A travessia pelo Atlântico deixou-o já nauseabundo, não pela viagem em si, mas por tudo que lhe foi dado ver e viver dessa experiência. Esteve na iminência de suicidar-se, segundo se comentou a sua chegada ao Rio.
Os brasileiros lhe pareceram, segundo se depreende da leitura dessa resenha de Otto, excessivamente formalistas e provincianos.
Chegou aos ouvidos de Sartre o fracasso da visita do colega e amigo. Sartre teria comentado: “Bem feito, quem mandou aceitar o convite de uma visita oficial”.
O jantar com Otto não deu certo porque caiu na asneira (confessado por ele) de convidar o editor do “Correio da Manhã” à época. Quando Camus se inteirou do esquema, despistou, alegou qualquer coisa para não comparecer ao jantar.

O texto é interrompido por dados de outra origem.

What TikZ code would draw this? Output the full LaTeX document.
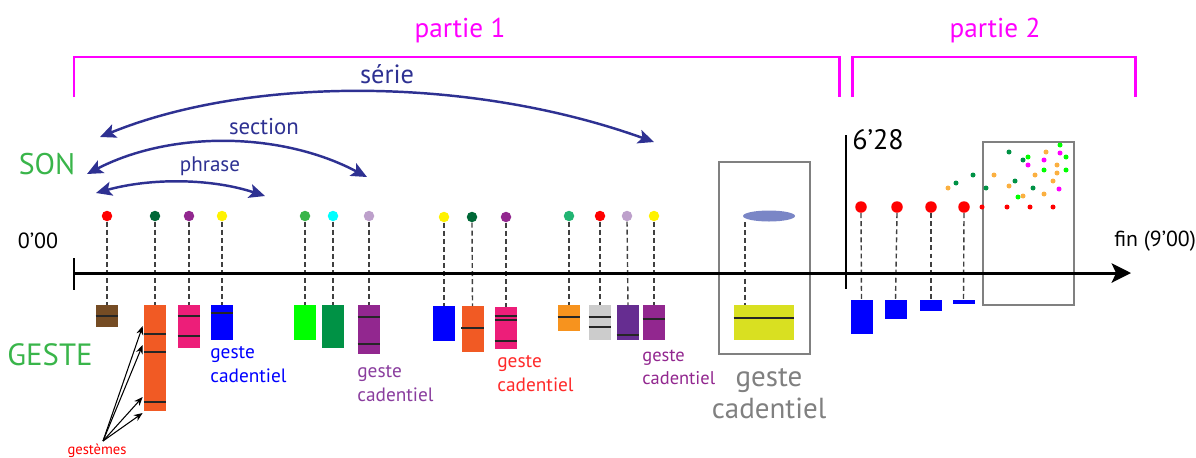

No fundo, suspeitava que Otto quisesse, de algum modo, lhe obter uma entrevista. Camus detestava repórteres e jornalistas.
Veio a ter contato com Augusto Schmidt. Não houve meio de simpatizar com Schmidt, o senhor gordo que o enfastiou, até mesmo quando conduzido no seu Chrysler. Imagino o tipo de conversa que Schmidt deve ter querido provocar com Camus.
Podia perguntar a Camus como é que foi sua temporada de goleiro no Racing, time em que atuou na juventude. Mas certamente deve ter querido que justificasse por que, afinal, Meursault matou o árabe, quando cego pelos raios do sol numa praia de Argel, em “O estrangeiro”. Ou coisas chatas desse tipo.
O brasileiro deslumbra-se facilmente diante de celebridades. Não sabe, em geral, manter a naturalidade.
Otto revela que Camus, por toda parte, não podia impedir-se de expressar no olhar o tédio que o consumia.
Em Recife, quando deu uma palestra numa universidade, ao fim, Camus terminou-a com estas palavras: “Il y a quelqu’un que voudrait poser une question?” Diz-se que um engraçadinho espetou o dedo no ar. Camus disse: “Allez, monsieur”.
O sujeito respondeu: “Quel l’heure est-il?”
Nada mais faltava para Camus encerrar sua viagem decepcionante ao Brasil.